Every form that asks for personal or payment data introduces vulnerability. At that moment, users evaluate whether they feel safe proceeding. When applying principles of the UX trust design, you ensure that structure, messaging, and visual clarity reinforce credibility rather than trigger hesitation.

We strengthen trust through clarity:

  • Short reassurance messages explain why information is required

  • Security indicators and a clean visual structure signal legitimacy

  • Transparent communication about data usage increases perceived control

Build a form that your users will trust. Thanks to this, they move forward with less hesitation. That confidence shows up directly in your completion rates. People are more willing to submit personal details, payment information, or business data when the form’s UI/UX design feels secure and professional.

Optimize the Flow

Start with the easy questions. Name, email, and basic context are low-effort inputs that don't ask much and don't trigger hesitation. By the time users reach the more difficult or sensitive fields, they've already invested enough to want to finish. This sense of early progress is what carries people through the part of the form that would otherwise make them stop.

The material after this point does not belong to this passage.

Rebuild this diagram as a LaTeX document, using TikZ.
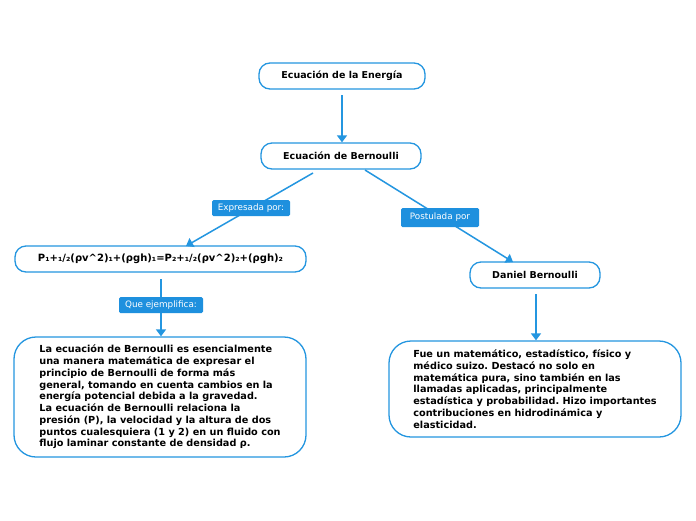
\documentclass[tikz,border=0pt]{standalone}
\usepackage{fontspec}
\setmainfont{DejaVu Sans}
\usetikzlibrary{arrows.meta}
\definecolor{mblue}{RGB}{36,150,224}
\definecolor{lblue}{RGB}{30,144,222}
\tikzset{
  topic/.style={draw=mblue, line width=1.3pt, rounded corners=11pt, fill=white,
    font=\fontsize{9.5}{11}\selectfont\bfseries, inner sep=0pt, minimum height=26pt},
  bigbox/.style={draw=mblue, line width=1.3pt, rounded corners=22pt, fill=white,
    font=\fontsize{9.7}{11.75}\selectfont\bfseries, align=left, inner sep=0pt},
  conn/.style={draw=mblue, line width=1.5pt, -{Triangle[width=10pt,length=7pt]}},
  lab/.style={fill=lblue, text=white, rounded corners=1.5pt, font=\fontsize{8.8}{10}\selectfont,
    inner sep=0pt, minimum height=16pt}
}
\begin{document}
\frenchspacing
\begin{tikzpicture}[x=1pt,y=-1pt]
\useasboundingbox[fill=white] (0,0) rectangle (696,520);
\node[topic, minimum width=166pt] (ene) at (342,76) {Ecuación de la Energía};
\node[topic, minimum width=160pt] (ber) at (341,156) {Ecuación de Bernoulli};
\node[topic, minimum width=291pt, font=\fontsize{10}{11}\selectfont\bfseries] (eq) at (160.5,259) {P₁+₁/₂(ρv\textasciicircum 2)₁+(ρgh)₁=P₂+₁/₂(ρv\textasciicircum 2)₂+(ρgh)₂};
\node[topic, minimum width=130pt] (dan) at (535,275) {Daniel Bernoulli};
\node[bigbox, minimum width=292pt, minimum height=120pt] (lt) at (160,397) {La ecuación de Bernoulli es esencialmente\\una manera matemática de expresar el\\principio de Bernoulli de forma más\\general, tomando en cuenta cambios en la\\energía potencial debida a la gravedad.\\La ecuación de Bernoulli relaciona la\\presión (P), la velocidad y la altura de dos\\puntos cualesquiera (1 y 2) en un fluido con\\flujo laminar constante de densidad ρ.};
\node[bigbox, minimum width=292pt, minimum height=96pt] (rt) at (535,389) {Fue un matemático, estadístico, físico y\\médico suizo. Destacó no solo en\\matemática pura, sino también en las\\llamadas aplicadas, principalmente\\estadística y probabilidad. Hizo importantes\\contribuciones en hidrodinámica y\\elasticidad.};
\coordinate (s1) at (342,95);
\coordinate (s2) at (313,173);
\coordinate (e2) at (186,246);
\coordinate (s3) at (365,170);
\coordinate (e3) at (513,262);
\coordinate (s4) at (161,279);
\coordinate (s5) at (536,294);
\draw[conn] (s1) -- (ber.north -| s1);
\draw[conn] (s2) -- (e2);
\draw[conn] (s3) -- (e3);
\draw[conn] (s4) -- (lt.north -| s4);
\draw[conn] (s5) -- (rt.north -| s5);
\node[lab, minimum width=78pt] (l1) at (251,208) {Expresada por:};
\node[lab, minimum width=78pt, minimum height=19pt] (l2) at (440,217.5) {Postulada por\hspace{10pt}};
\node[lab, minimum width=84pt] (l3) at (161,305) {Que ejemplifica:};
\end{tikzpicture}
\end{document}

Designing a form flow intentionally, we guide users step by step toward action. An example of a structured flow:

  1. Start with low-effort information. Ask for basic details such as name or email first. Early completion builds psychological commitment.
  2. Introduce contextual or qualifying questions. Once engagement is established, move into questions that help you segment or qualify the lead.
  3. Request sensitive or high-friction data later. Payment details, budget ranges, or personal identifiers should appear after users have invested time and attention.
  4. Reinforce progress before final submission. Provide a clear summary or confirmation step so users feel in control before committing.
  5. End with a single, focused call to action. One clear next step reduces hesitation and prevents decision overload at the final moment.

A form that's structured with intention protects every dollar you've already spent getting someone there. Get a consultation to identify where your current forms are losing ground and what it would take to fix them.

Advanced Form Designing Tactics That Drive Conversion

Once the fundamentals are solid, the gains get quieter, but they compound faster. At this stage, you're moving beyond core form designing best practices into refinements around speed, clarity, and the psychological comfort of the submission process. These changes tend to produce outsized returns because they touch every single conversion attempt that moves through your funnel.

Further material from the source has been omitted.